Monster Camp Movie Review

Monster Camp
Documentary, 90 min
Directed by Cullen Hoback
Hardacre: Friday, August 1, 6:00pm

For all the types of two types of people in this world, this documentary highlights possibly the most psychologically fascinating. 1) Those who escape their lives by socially acceptable methods (alcohol, affairs and pornography, to name a few) and 2) those who create character lives in fringe communities to LARP—Live Action Role Play. While the film centers on delving deep into the realm of the latter, most viewers will have known the former more intimately, which makes the subject perfect for a dynamically investigated shock doc.

Directed by Cullen Hoback, the film takes the viewer into two major events in the NERO Seattle universe.

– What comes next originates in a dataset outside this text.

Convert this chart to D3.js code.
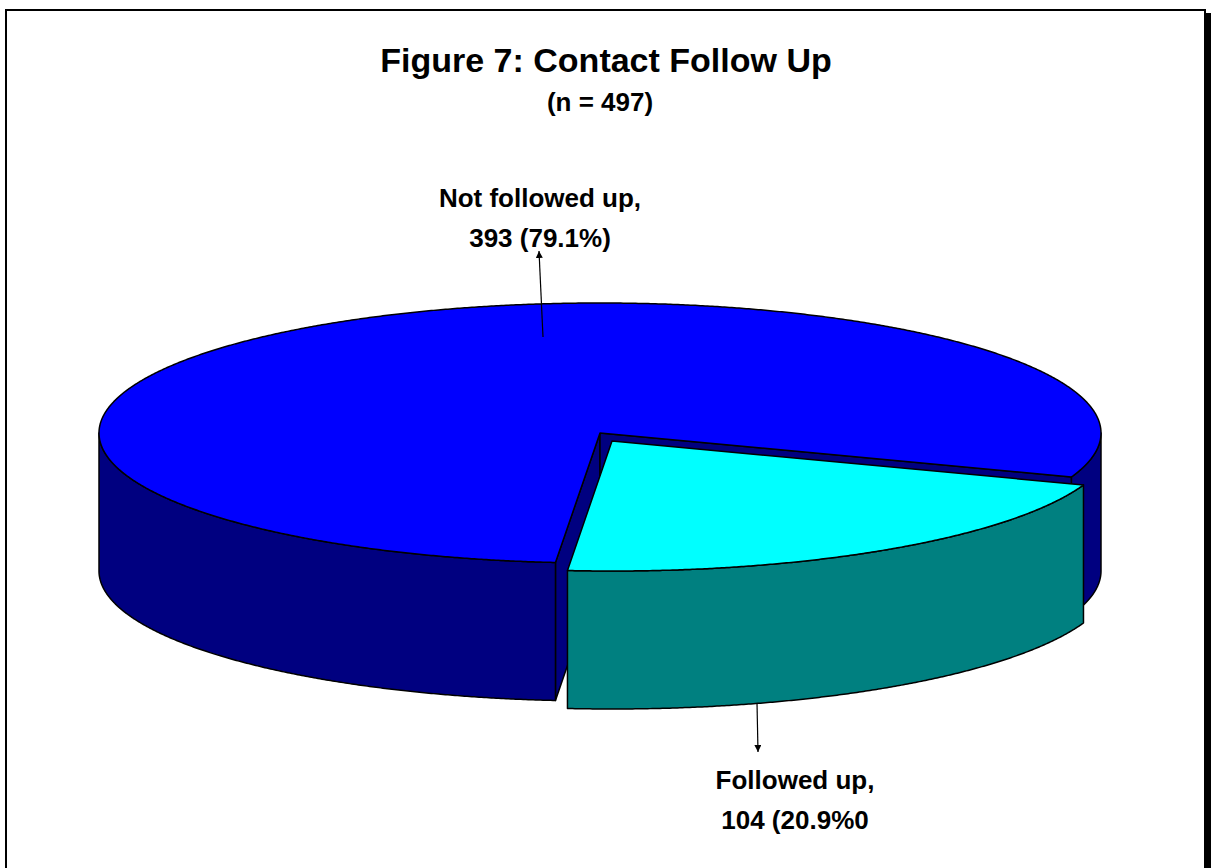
<!DOCTYPE html>
<html>
<head>
<meta charset="utf-8">
<script src="https://cdn.jsdelivr.net/npm/d3@7"></script>
<style>
  html, body { margin: 0; padding: 0; background: #fff; }
  svg { display: block; }
  text { font-family: Arial, "Liberation Sans", sans-serif; font-weight: bold; fill: #000; }
</style>
</head>
<body>
<svg id="chart" width="1211" height="868"></svg>
<script>
// ---- data ----
const categories = ["Not followed up", "Followed up"];
const values = [393, 104];
const labelLines = [["Not followed up,", "393 (79.1%)"], ["Followed up,", "104 (20.9%0"]];
const exploded = [false, true];
const topColors = ["#0000FF", "#00FFFF"];
const sideColors = ["#000080", "#008080"];
const titleText = "Figure 7: Contact Follow Up";
const subtitleText = "(n = 497)";

// ---- layout ----
const W = 1211, H = 868;
const cx = 600, cy = 433, rx = 501, ry = 130, depth = 138;
const explodeDX = 12, explodeDY = 8;
const startDeg = 185.1;

const svg = d3.select("#chart");

// frame with shadow
svg.append("rect").attr("x", 1205).attr("y", 13).attr("width", 6).attr("height", H).attr("fill", "#000");
svg.append("rect").attr("x", 6).attr("y", 10).attr("width", 1199).attr("height", H + 10)
  .attr("fill", "#fff").attr("stroke", "#000").attr("stroke-width", 2);

// titles
svg.append("text").attr("x", 606).attr("y", 72).attr("text-anchor", "middle")
  .attr("font-size", 34).text(titleText);
svg.append("text").attr("x", 600).attr("y", 111).attr("text-anchor", "middle")
  .attr("font-size", 26).text(subtitleText);

// pie angles
const pie = d3.pie().sort(null).value(d => d)
  .startAngle(startDeg * Math.PI / 180)
  .endAngle(startDeg * Math.PI / 180 + 2 * Math.PI);
const arcs = pie(values);

function pt(a, ox, oy, dz, r = 1) {
  return [cx + ox + rx * r * Math.sin(a), cy + oy - ry * r * Math.cos(a) + dz];
}
function arcPts(a0, a1, ox, oy, dz) {
  const n = Math.max(2, Math.ceil(Math.abs(a1 - a0) / 0.005));
  const s = d3.scaleLinear().domain([0, n]).range([a0, a1]);
  return d3.range(n + 1).map(i => pt(s(i), ox, oy, dz));
}
const line = d3.line();

function visibleRanges(a0, a1) {
  const out = [];
  for (let k = -1; k <= 2; k++) {
    const lo = Math.max(a0, Math.PI / 2 + 2 * Math.PI * k);
    const hi = Math.min(a1, 3 * Math.PI / 2 + 2 * Math.PI * k);
    if (hi > lo) out.push([lo, hi]);
  }
  return out;
}

const order = d3.range(arcs.length).sort((i, j) => (exploded[i] ? 1 : 0) - (exploded[j] ? 1 : 0));
const g = svg.append("g").attr("stroke", "#000").attr("stroke-width", 1.5).attr("stroke-linejoin", "round");

order.forEach(i => {
  const d = arcs[i];
  const ox = exploded[i] ? explodeDX : 0, oy = exploded[i] ? explodeDY : 0;
  const c0 = [cx + ox, cy + oy], c1 = [cx + ox, cy + oy + depth];
  // cut faces
  const faces = [];
  if (Math.sin(d.startAngle) < 0) faces.push(d.startAngle);
  if (Math.sin(d.endAngle) > 0) faces.push(d.endAngle);
  faces.forEach(a => {
    const p0 = pt(a, ox, oy, 0), p1 = pt(a, ox, oy, depth);
    g.append("path").attr("d", line([c0, p0, p1, c1]) + "Z").attr("fill", sideColors[i]);
  });
  // outer side
  visibleRanges(d.startAngle, d.endAngle).forEach(([lo, hi]) => {
    const pts = arcPts(lo, hi, ox, oy, 0).concat(arcPts(hi, lo, ox, oy, depth));
    g.append("path").attr("d", line(pts) + "Z").attr("fill", sideColors[i]);
  });
  // top
  const topPts = [c0].concat(arcPts(d.startAngle, d.endAngle, ox, oy, 0));
  g.append("path").attr("d", line(topPts) + "Z").attr("fill", topColors[i]);
});

// arrowheads
const defs = svg.append("defs");
defs.append("marker").attr("id", "arr").attr("viewBox", "0 0 10 10").attr("refX", 10).attr("refY", 5)
  .attr("markerWidth", 7).attr("markerHeight", 7).attr("markerUnits", "userSpaceOnUse").attr("orient", "auto")
  .append("path").attr("d", "M0,0L10,5L0,10Z").attr("fill", "#000");

// labels with leaders
const labelPos = [
  { x: 540, y: 207, from: [543, 337], to: [539, 251] },
  { x: 795, y: 789, from: [757, 703], to: [758, 752] }
];
labelLines.forEach((lines, i) => {
  const L = labelPos[i];
  svg.append("line").attr("x1", L.from[0]).attr("y1", L.from[1]).attr("x2", L.to[0]).attr("y2", L.to[1])
    .attr("stroke", "#000").attr("stroke-width", 1.2).attr("marker-end", "url(#arr)");
  const t = svg.append("text").attr("text-anchor", "middle").attr("font-size", 26);
  lines.forEach((s, k) => t.append("tspan").attr("x", L.x).attr("y", L.y + k * 40).text(s));
});
</script>
</body>
</html>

NERO is the live adventures company, according to its website, and the setting for the subjects’ characters in the film is a most appropriate Washington state park, where the players can imagine they are fighting right in the thick of Elwynn Forest. The references to and borrowed tactics from World of Warcraft (WoW) allow Massively Multiplayer Online (MMO) gamers to feel in on the LARPing shibboleths, while giving them a safe distance from the handmade Halloweenish attire.

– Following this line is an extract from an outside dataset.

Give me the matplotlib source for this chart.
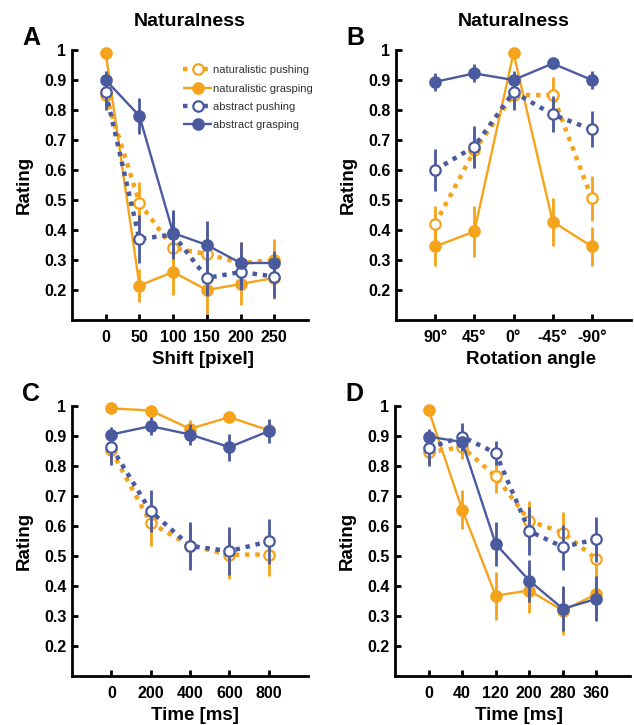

Just like some people prefer to play basketball rather than watching it from the stands, LARPers don the costumes and make-up to overcome the boredom of the sedentary, Doritos and Dew, all-night Dungeons & Dragons game session.  This is just one rationalization of many that LARPers choose to escape reality via this vehicle. With subtlety and sensitivity, the film shows outsiders finding friends, communities, and victories all humans need.

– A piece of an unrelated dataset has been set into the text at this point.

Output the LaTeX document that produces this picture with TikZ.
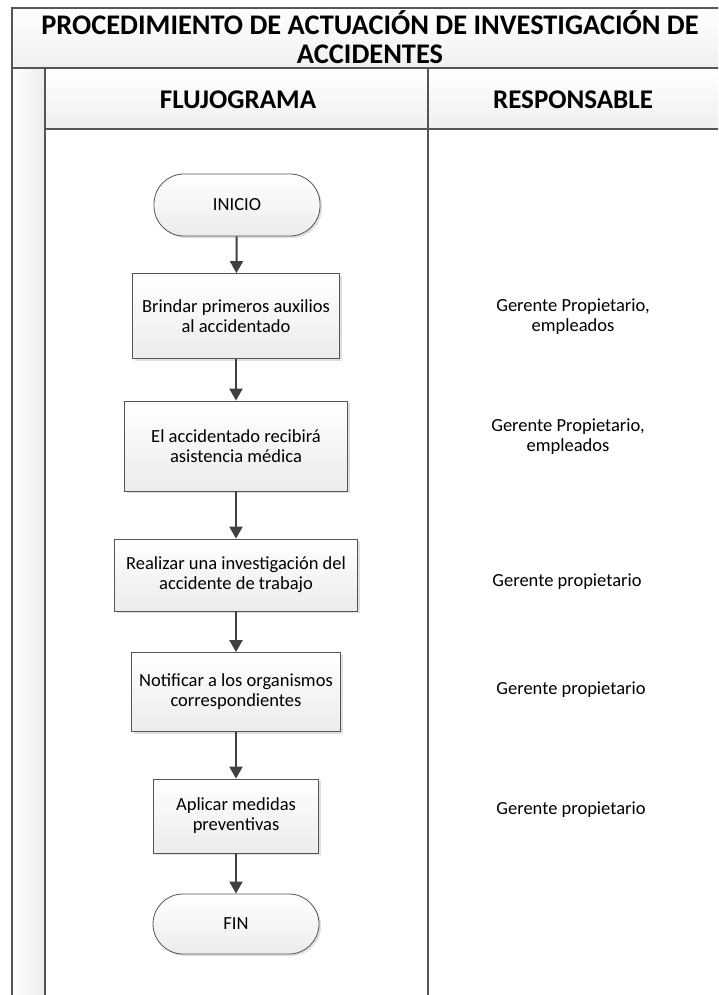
\documentclass[tikz,border=0pt]{standalone}
\usepackage{fontspec}
\setmainfont{Carlito}
\usetikzlibrary{arrows.meta,shadows,positioning}
\definecolor{framegray}{HTML}{555555}
\definecolor{arrowgray}{HTML}{404040}
\tikzset{
  stepbox/.style={draw=framegray, line width=0.8pt, top color=white, bottom color=gray!15,
    drop shadow={opacity=0.25,shadow xshift=2pt,shadow yshift=-2pt},
    inner sep=0pt, align=center, font=\fontsize{18.5}{20}\selectfont},
  endbox/.style={stepbox, rounded corners=30pt},
  flow/.style={arrowgray, line width=2pt, -{Triangle[length=12pt,width=13pt]}},
  resp/.style={align=center, font=\fontsize{18.5}{20}\selectfont},
  head/.style={align=center, font=\fontsize{27}{29}\selectfont\bfseries},
  frame/.style={framegray, line width=1.3pt}
}

\begin{document}
\begin{tikzpicture}[x=1pt,y=-1pt]
\useasboundingbox (0,0) rectangle (718,995);
\clip (0,0) rectangle (718,995);

%Title band
\shade[top color=white, bottom color=gray!12] (12,8) rectangle (730,68);
%Side band
\shade[left color=white, right color=gray!15] (12,68) rectangle (45,1000);
%Column headers
\shade[top color=white, bottom color=gray!12] (45,68) rectangle (730,129);

%Frame lines
\draw[frame] (730,8) -- (12,8) -- (12,1000);
\draw[frame] (12,68) -- (730,68);
\draw[frame] (45,68) -- (45,1000);
\draw[frame] (45,129) -- (730,129);
\draw[frame] (428,68) -- (428,1000);

%Headings
\node[head, font=\fontsize{28.4}{29}\selectfont\bfseries] (title) at (370,37) {PROCEDIMIENTO DE ACTUACIÓN DE INVESTIGACIÓN DE\\ACCIDENTES};
\node[head] (flujo) at (238,100) {FLUJOGRAMA};
\node[head] (resph) at (573,100) {RESPONSABLE};

%Flowchart
\node[endbox, minimum width=166pt, minimum height=62pt] (inicio) at (237,205) {INICIO};
\node[stepbox, minimum width=207pt, minimum height=85pt] (brindar) at (236,316) {Brindar primeros auxilios\\al accidentado};
\node[stepbox, minimum width=223pt, minimum height=90pt] (asist) at (236,446) {El accidentado recibirá\\asistencia médica};
\node[stepbox, minimum width=243pt, minimum height=72pt] (invest) at (236,575) {Realizar una investigación del\\accidente de trabajo};
\node[stepbox, minimum width=209pt, minimum height=79pt] (notif) at (236,692) {Notificar a los organismos\\correspondientes};
\node[stepbox, minimum width=165pt, minimum height=74pt] (medidas) at (236,816) {Aplicar medidas\\preventivas};
\node[endbox, minimum width=166pt, minimum height=60pt] (fin) at (236,924) {FIN};

\draw[flow] (inicio) -- (brindar);
\draw[flow] (brindar) -- (asist);
\draw[flow] (asist) -- (invest);
\draw[flow] (invest) -- (notif);
\draw[flow] (notif) -- (medidas);
\draw[flow] (medidas) -- (fin);

%Responsables
\node[resp] (r1) at (573,317) {Gerente Propietario,\\empleados};
\node[resp] (r2) at (568,437) {Gerente Propietario,\\empleados};
\node[resp] (r3) at (567,582) {Gerente propietario};
\node[resp] (r4) at (571,690) {Gerente propietario};
\node[resp] (r5) at (571,810) {Gerente propietario};
\end{tikzpicture}
\end{document}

It would have been great to see more about how players take their characters too far in pursuit of a fucking cloudsong; merely gracing over when-fantasy-goes-too-far can leave the audience wondering. But it’s possible Hoback had to choose which depths to chase, and there’s plenty of psychological drama to keep the viewer enticed.

Some people reinvent themselves by moving to another city and telling different stories about themselves, and others partake in fantasy by putting “HRDROKR” vanity plates on a Toyota Corolla. This film wonderfully shows both reinvention and fantasy albeit a little more overtly—donning hoop-ringed hog snouts and tossing birdseed-filled spell casting packets. But just as wildflowers bloom from fallen and buried birdseed, the filmmaker successfully provides evidence of life planted at these NERO weekends. Beginners “die” less easily, losers finally win a fight or two in the fantasy, and the lonely leave the camp with a few more friends in the real world.